## What you are asked to do
Go through the material and write it all out exactly, minus the pictures.

## Supplied material
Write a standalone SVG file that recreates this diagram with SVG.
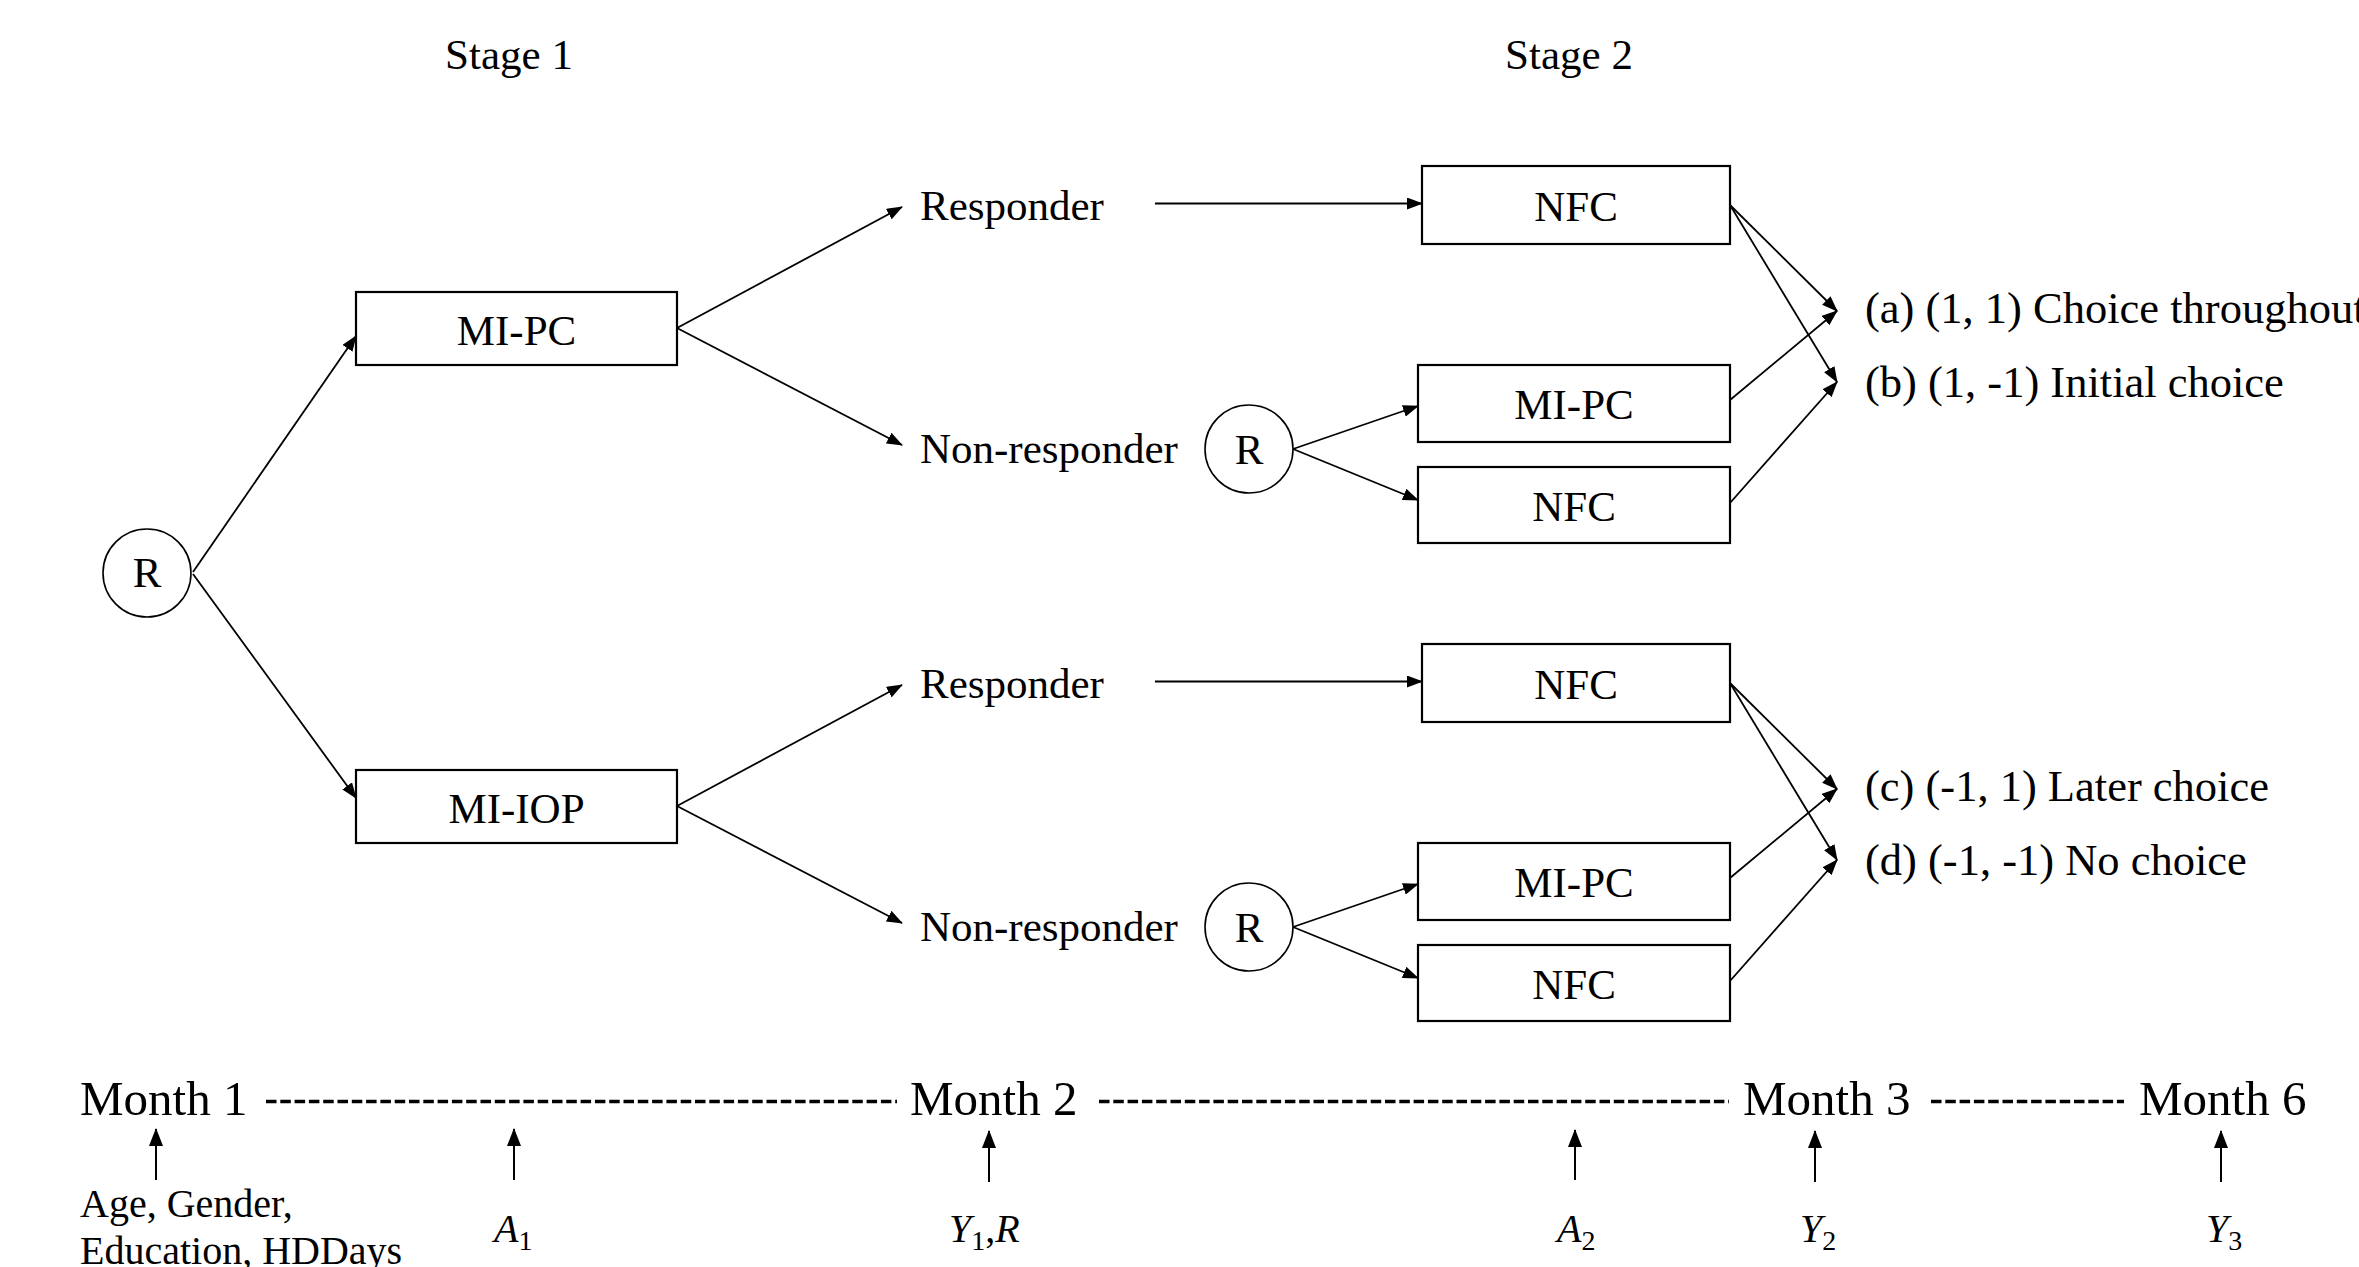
<svg xmlns="http://www.w3.org/2000/svg" width="2359" height="1267" viewBox="0 0 2359 1267">
<style>
text{font-family:"Liberation Serif","Times New Roman",serif;fill:#000}
.lbl{font-size:43px}
.mid{text-anchor:middle}
.out{font-size:44.5px}
.mon{font-size:49px}
.cov{font-size:40px}
.m{font-size:40px;font-style:italic}
.sub{font-size:28px;font-style:normal}
.box{fill:#fff;stroke:#000;stroke-width:2.2}
.circ{fill:#fff;stroke:#000;stroke-width:1.6}
.con line{stroke:#000;stroke-width:1.8;fill:none}
.con line.a{marker-end:url(#ah)}
.tl line.d{stroke:#000;stroke-width:3.4;stroke-dasharray:10.5 3.8}
.tl line.u{stroke:#000;stroke-width:2;marker-end:url(#ah2)}
</style>
<defs>
<marker id="ah" viewBox="0 0 16 12" refX="15" refY="6" markerWidth="16" markerHeight="12" markerUnits="userSpaceOnUse" orient="auto"><path d="M0,0 L16,6 L0,12 z" fill="#000"/></marker>
<marker id="ah2" viewBox="0 0 18 14" refX="17" refY="7" markerWidth="18" markerHeight="14" markerUnits="userSpaceOnUse" orient="auto"><path d="M0,0 L18,7 L0,14 z" fill="#000"/></marker>
</defs>
<rect width="2359" height="1267" fill="#fff"/>

<g id="headers">
<text class="lbl mid" x="509" y="69">Stage 1</text>
<text class="lbl mid" x="1569" y="69">Stage 2</text>
</g>

<g id="connectors" class="con">
<line class="a" x1="193" y1="572" x2="356" y2="336"/>
<line class="a" x1="193" y1="574" x2="356" y2="798"/>
<line class="a" x1="677" y1="328" x2="902" y2="207"/>
<line class="a" x1="677" y1="328" x2="902" y2="445"/>
<line class="a" x1="1155" y1="203.5" x2="1422" y2="203.5"/>
<line class="a" x1="1293" y1="449" x2="1418" y2="406"/>
<line class="a" x1="1293" y1="449" x2="1418" y2="500"/>
<line class="a" x1="1730" y1="205" x2="1837" y2="311"/>
<line class="a" x1="1730" y1="205" x2="1837" y2="382"/>
<line class="a" x1="1730" y1="400" x2="1837" y2="311"/>
<line class="a" x1="1730" y1="503" x2="1837" y2="382"/>
<line class="a" x1="677" y1="806" x2="902" y2="685"/>
<line class="a" x1="677" y1="806" x2="902" y2="923"/>
<line class="a" x1="1155" y1="681.5" x2="1422" y2="681.5"/>
<line class="a" x1="1293" y1="927" x2="1418" y2="884"/>
<line class="a" x1="1293" y1="927" x2="1418" y2="978"/>
<line class="a" x1="1730" y1="683" x2="1837" y2="789"/>
<line class="a" x1="1730" y1="683" x2="1837" y2="860"/>
<line class="a" x1="1730" y1="878" x2="1837" y2="789"/>
<line class="a" x1="1730" y1="981" x2="1837" y2="860"/>
</g>

<g id="node-R0"><circle class="circ" cx="147" cy="573" r="44"/><text class="lbl mid" x="147" y="587">R</text></g>
<g id="node-MIPC1"><rect class="box" x="356" y="292" width="321" height="73"/><text class="lbl mid" x="516.5" y="345">MI-PC</text></g>
<g id="node-MIIOP1"><rect class="box" x="356" y="770" width="321" height="73"/><text class="lbl mid" x="516.5" y="823">MI-IOP</text></g>

<g id="node-resp-top"><text class="lbl" x="920" y="220">Responder</text></g>
<g id="node-nonresp-top"><text class="lbl" x="920" y="463">Non-responder</text></g>
<g id="node-resp-bot"><text class="lbl" x="920" y="698">Responder</text></g>
<g id="node-nonresp-bot"><text class="lbl" x="920" y="941">Non-responder</text></g>

<g id="node-R-top"><circle class="circ" cx="1249" cy="449" r="44"/><text class="lbl mid" x="1249" y="464">R</text></g>
<g id="node-R-bot"><circle class="circ" cx="1249" cy="927" r="44"/><text class="lbl mid" x="1249" y="942">R</text></g>

<g id="node-NFC-a"><rect class="box" x="1422" y="166" width="308" height="78"/><text class="lbl mid" x="1576" y="221">NFC</text></g>
<g id="node-MIPC-a"><rect class="box" x="1418" y="365" width="312" height="77"/><text class="lbl mid" x="1574" y="419">MI-PC</text></g>
<g id="node-NFC-b"><rect class="box" x="1418" y="467" width="312" height="76"/><text class="lbl mid" x="1574" y="521">NFC</text></g>
<g id="node-NFC-c"><rect class="box" x="1422" y="644" width="308" height="78"/><text class="lbl mid" x="1576" y="699">NFC</text></g>
<g id="node-MIPC-c"><rect class="box" x="1418" y="843" width="312" height="77"/><text class="lbl mid" x="1574" y="897">MI-PC</text></g>
<g id="node-NFC-d"><rect class="box" x="1418" y="945" width="312" height="76"/><text class="lbl mid" x="1574" y="999">NFC</text></g>

<g id="node-out-a"><text class="out" x="1865" y="323">(a) (1, 1) Choice throughout</text></g>
<g id="node-out-b"><text class="out" x="1865" y="397">(b) (1, -1) Initial choice</text></g>
<g id="node-out-c"><text class="out" x="1865" y="801">(c) (-1, 1) Later choice</text></g>
<g id="node-out-d"><text class="out" x="1865" y="875">(d) (-1, -1) No choice</text></g>

<g id="timeline" class="tl">
<text class="mon" x="80" y="1115">Month 1</text>
<text class="mon" x="910" y="1115">Month 2</text>
<text class="mon" x="1743" y="1115">Month 3</text>
<text class="mon" x="2139" y="1115">Month 6</text>
<line class="d" x1="266" y1="1101.5" x2="897" y2="1101.5"/>
<line class="d" x1="1099" y1="1101.5" x2="1729" y2="1101.5"/>
<line class="d" x1="1931" y1="1101.5" x2="2124" y2="1101.5"/>
<line class="u" x1="156" y1="1180" x2="156" y2="1129"/>
<line class="u" x1="514" y1="1180" x2="514" y2="1129"/>
<line class="u" x1="989" y1="1182" x2="989" y2="1131"/>
<line class="u" x1="1575" y1="1180" x2="1575" y2="1130"/>
<line class="u" x1="1815" y1="1182" x2="1815" y2="1131"/>
<line class="u" x1="2221" y1="1182" x2="2221" y2="1131"/>
<text class="cov" x="80" y="1217">Age, Gender,</text>
<text class="cov" x="80" y="1264">Education, HDDays</text>
<text class="m" x="494" y="1242">A<tspan class="sub" dy="8">1</tspan></text>
<text class="m" x="949" y="1242">Y<tspan class="sub" dy="8">1</tspan><tspan dy="-8" font-style="normal">,</tspan>R</text>
<text class="m" x="1557" y="1242">A<tspan class="sub" dy="8">2</tspan></text>
<text class="m" x="1800" y="1242">Y<tspan class="sub" dy="8">2</tspan></text>
<text class="m" x="2206" y="1242">Y<tspan class="sub" dy="8">3</tspan></text>
</g>
</svg>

## Solution for this exercise
Write a standalone SVG file that recreates this diagram with SVG.
<svg xmlns="http://www.w3.org/2000/svg" width="2359" height="1267" viewBox="0 0 2359 1267">
<style>
text{font-family:"Liberation Serif","Times New Roman",serif;fill:#000}
.lbl{font-size:43px}
.mid{text-anchor:middle}
.out{font-size:44.5px}
.mon{font-size:49px}
.cov{font-size:40px}
.m{font-size:40px;font-style:italic}
.sub{font-size:28px;font-style:normal}
.box{fill:#fff;stroke:#000;stroke-width:2.2}
.circ{fill:#fff;stroke:#000;stroke-width:1.6}
.con line{stroke:#000;stroke-width:1.8;fill:none}
.con line.a{marker-end:url(#ah)}
.tl line.d{stroke:#000;stroke-width:3.4;stroke-dasharray:10.5 3.8}
.tl line.u{stroke:#000;stroke-width:2;marker-end:url(#ah2)}
</style>
<defs>
<marker id="ah" viewBox="0 0 16 12" refX="15" refY="6" markerWidth="16" markerHeight="12" markerUnits="userSpaceOnUse" orient="auto"><path d="M0,0 L16,6 L0,12 z" fill="#000"/></marker>
<marker id="ah2" viewBox="0 0 18 14" refX="17" refY="7" markerWidth="18" markerHeight="14" markerUnits="userSpaceOnUse" orient="auto"><path d="M0,0 L18,7 L0,14 z" fill="#000"/></marker>
</defs>
<rect width="2359" height="1267" fill="#fff"/>

<g id="headers">
<text class="lbl mid" x="509" y="69">Stage 1</text>
<text class="lbl mid" x="1569" y="69">Stage 2</text>
</g>

<g id="connectors" class="con">
<line class="a" x1="193" y1="572" x2="356" y2="336"/>
<line class="a" x1="193" y1="574" x2="356" y2="798"/>
<line class="a" x1="677" y1="328" x2="902" y2="207"/>
<line class="a" x1="677" y1="328" x2="902" y2="445"/>
<line class="a" x1="1155" y1="203.5" x2="1422" y2="203.5"/>
<line class="a" x1="1293" y1="449" x2="1418" y2="406"/>
<line class="a" x1="1293" y1="449" x2="1418" y2="500"/>
<line class="a" x1="1730" y1="205" x2="1837" y2="311"/>
<line class="a" x1="1730" y1="205" x2="1837" y2="382"/>
<line class="a" x1="1730" y1="400" x2="1837" y2="311"/>
<line class="a" x1="1730" y1="503" x2="1837" y2="382"/>
<line class="a" x1="677" y1="806" x2="902" y2="685"/>
<line class="a" x1="677" y1="806" x2="902" y2="923"/>
<line class="a" x1="1155" y1="681.5" x2="1422" y2="681.5"/>
<line class="a" x1="1293" y1="927" x2="1418" y2="884"/>
<line class="a" x1="1293" y1="927" x2="1418" y2="978"/>
<line class="a" x1="1730" y1="683" x2="1837" y2="789"/>
<line class="a" x1="1730" y1="683" x2="1837" y2="860"/>
<line class="a" x1="1730" y1="878" x2="1837" y2="789"/>
<line class="a" x1="1730" y1="981" x2="1837" y2="860"/>
</g>

<g id="node-R0"><circle class="circ" cx="147" cy="573" r="44"/><text class="lbl mid" x="147" y="587">R</text></g>
<g id="node-MIPC1"><rect class="box" x="356" y="292" width="321" height="73"/><text class="lbl mid" x="516.5" y="345">MI-PC</text></g>
<g id="node-MIIOP1"><rect class="box" x="356" y="770" width="321" height="73"/><text class="lbl mid" x="516.5" y="823">MI-IOP</text></g>

<g id="node-resp-top"><text class="lbl" x="920" y="220">Responder</text></g>
<g id="node-nonresp-top"><text class="lbl" x="920" y="463">Non-responder</text></g>
<g id="node-resp-bot"><text class="lbl" x="920" y="698">Responder</text></g>
<g id="node-nonresp-bot"><text class="lbl" x="920" y="941">Non-responder</text></g>

<g id="node-R-top"><circle class="circ" cx="1249" cy="449" r="44"/><text class="lbl mid" x="1249" y="464">R</text></g>
<g id="node-R-bot"><circle class="circ" cx="1249" cy="927" r="44"/><text class="lbl mid" x="1249" y="942">R</text></g>

<g id="node-NFC-a"><rect class="box" x="1422" y="166" width="308" height="78"/><text class="lbl mid" x="1576" y="221">NFC</text></g>
<g id="node-MIPC-a"><rect class="box" x="1418" y="365" width="312" height="77"/><text class="lbl mid" x="1574" y="419">MI-PC</text></g>
<g id="node-NFC-b"><rect class="box" x="1418" y="467" width="312" height="76"/><text class="lbl mid" x="1574" y="521">NFC</text></g>
<g id="node-NFC-c"><rect class="box" x="1422" y="644" width="308" height="78"/><text class="lbl mid" x="1576" y="699">NFC</text></g>
<g id="node-MIPC-c"><rect class="box" x="1418" y="843" width="312" height="77"/><text class="lbl mid" x="1574" y="897">MI-PC</text></g>
<g id="node-NFC-d"><rect class="box" x="1418" y="945" width="312" height="76"/><text class="lbl mid" x="1574" y="999">NFC</text></g>

<g id="node-out-a"><text class="out" x="1865" y="323">(a) (1, 1) Choice throughout</text></g>
<g id="node-out-b"><text class="out" x="1865" y="397">(b) (1, -1) Initial choice</text></g>
<g id="node-out-c"><text class="out" x="1865" y="801">(c) (-1, 1) Later choice</text></g>
<g id="node-out-d"><text class="out" x="1865" y="875">(d) (-1, -1) No choice</text></g>

<g id="timeline" class="tl">
<text class="mon" x="80" y="1115">Month 1</text>
<text class="mon" x="910" y="1115">Month 2</text>
<text class="mon" x="1743" y="1115">Month 3</text>
<text class="mon" x="2139" y="1115">Month 6</text>
<line class="d" x1="266" y1="1101.5" x2="897" y2="1101.5"/>
<line class="d" x1="1099" y1="1101.5" x2="1729" y2="1101.5"/>
<line class="d" x1="1931" y1="1101.5" x2="2124" y2="1101.5"/>
<line class="u" x1="156" y1="1180" x2="156" y2="1129"/>
<line class="u" x1="514" y1="1180" x2="514" y2="1129"/>
<line class="u" x1="989" y1="1182" x2="989" y2="1131"/>
<line class="u" x1="1575" y1="1180" x2="1575" y2="1130"/>
<line class="u" x1="1815" y1="1182" x2="1815" y2="1131"/>
<line class="u" x1="2221" y1="1182" x2="2221" y2="1131"/>
<text class="cov" x="80" y="1217">Age, Gender,</text>
<text class="cov" x="80" y="1264">Education, HDDays</text>
<text class="m" x="494" y="1242">A<tspan class="sub" dy="8">1</tspan></text>
<text class="m" x="949" y="1242">Y<tspan class="sub" dy="8">1</tspan><tspan dy="-8" font-style="normal">,</tspan>R</text>
<text class="m" x="1557" y="1242">A<tspan class="sub" dy="8">2</tspan></text>
<text class="m" x="1800" y="1242">Y<tspan class="sub" dy="8">2</tspan></text>
<text class="m" x="2206" y="1242">Y<tspan class="sub" dy="8">3</tspan></text>
</g>
</svg>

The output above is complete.